Ein Schwerpunkt seines Wirkens war allerdings Kunst am Bau. "Die geriet Anfang der 2000er Jahre aus der Mode", so Ranger. Damit blieben Aufträge aus und Lindenmann geriet in finanzielle Nöte. Sogar seine Heimatstadt entzog ihm den bereits erteilten Auftrag, eine Karpfenskulptur zu erstellen. Lediglich ein Brunnenbecken durfte er noch graben.

"Die letzte Phase seines Lebens wohnte er nur wenige Meter von hier, in einer Sozialwohnung der Stadt", beklagt Ranger das Schicksal des Genius. Obwohl sich ein Unterstützerkreis bildete, auf die Füße kam Lindenmann nicht mehr. Hoffnungen, etwa auf den Auftrag für das Holocaust-Denkmal in Berlin, zerschlugen sich. Trotzdem blieb der Name Lindenmann untrennbar verbunden mit der Region. Dafür sorgten verschiedene Installationen – das Kreuz am Höchstadter Friedhof etwa oder das Mahnmal an der Gremsdorfer Kirche. Doch auch diese Spuren werden zunehmend getilgt.

"Bei der Renovierung der Sparkasse wurde ein Kunstwerk einfach auf den Schutt geworfen", beklagt Nelly Schmidt. "Ich sehe noch vor mir, wie Roland im Container wühlt, um Teile seines Werkes zu retten." Ein ähnliches Schicksal hat nun auch die Herzogenauracher Skyline ereilt. "Bürgermeister Hacker habe ich einen zweiseitigen Brief auf Büttenpapier geschickt", erläutert Ranger. "Daraufhin hat er mir über eine Vertretung ausrichten lassen, das Wandbild sei fotografiert. Mehr sei nicht machbar, um den Neubau des Rathauses nicht aufzuhalten."

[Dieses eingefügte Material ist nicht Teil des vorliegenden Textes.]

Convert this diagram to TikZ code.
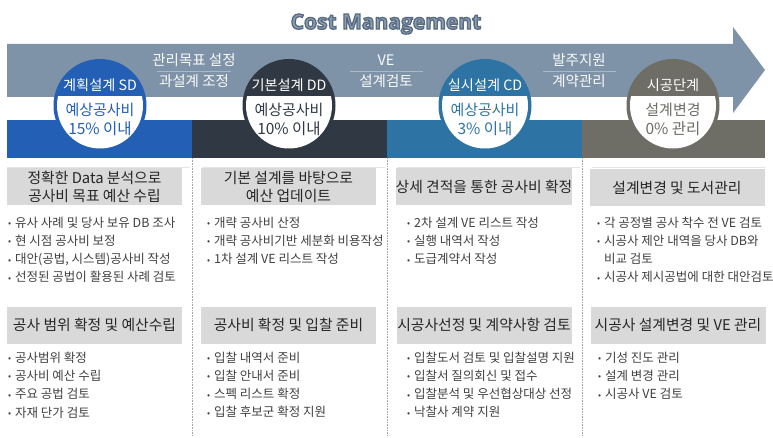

Auch wenn die Stadtansicht zwischenzeitlich der Abrissbirne zum Opfer fiel – Platz in der Ausstellung hat sie gefunden. NN-Fotograf Roland Huber hat diese 1966 auf die östliche Wand des Rathausfoyers gezeichnete Skizze eingefangen. Das Foto findet sich nun in einer Reihe mit dem "Triptychon". Einer Studie in Schwarz-Weiß, die 2005 für internationales Aufsehen sorgte. Ranger freut sich, das Werk zeigen zu können – denn jedes der drei quadratischen Zeichnungen hat einen anderen Besitzer.

Sabine Haupt, Petra Schuster und Kathrin Nießlein waren von der Idee einer Lindenmann-Ausstellung sofort begeistert – und stellten ihre Rarität mit Freude gemeinsam zur Verfügung. Auch andere Freunde Lindenmanns räumten für die Präsentation Wohnzimmer- und Büroräume leer. So können Besucher bis Ende des Monats auch die von Irina Gerschmann beigesteuerte, abstrakte Sicht auf Gottesgab genießen. Staunen ruft ebenso ein Werk hervor, das sich schlicht "Acryl auf Kunststoffplatte" nennt. Dahinter verbirgt sich in grellen Orange-Tönen gehaltene Ornamentik im überdimensionalen Format. Eine Leihgabe von Tierarzt Edmund Hauck – der das Bild als Lohn für eine Operation des Lindenmannschen Hundes erhalten hatte.

Dass es, wie 15 weitere Darstellungen, den Weg in das neu gestaltete Kellerhaus gefunden hat, ist kein Zufall. Ebenso wenig, wie bei Toscana-Studien oder abstrakten Aquarellen. "Bewusst habe ich großformatige Darstellungen ausgewählt", erläutert Ranger. "Weil diese hier, im lichtdurchfluteten Raum, besonders wirken." Ein Konzept, das Beifall findet – und hoffentlich auch Nachahmer. "Denn wir wollen mit dieser Ausstellung anderen Mut machen, ebenfalls solche Angebote zu schaffen."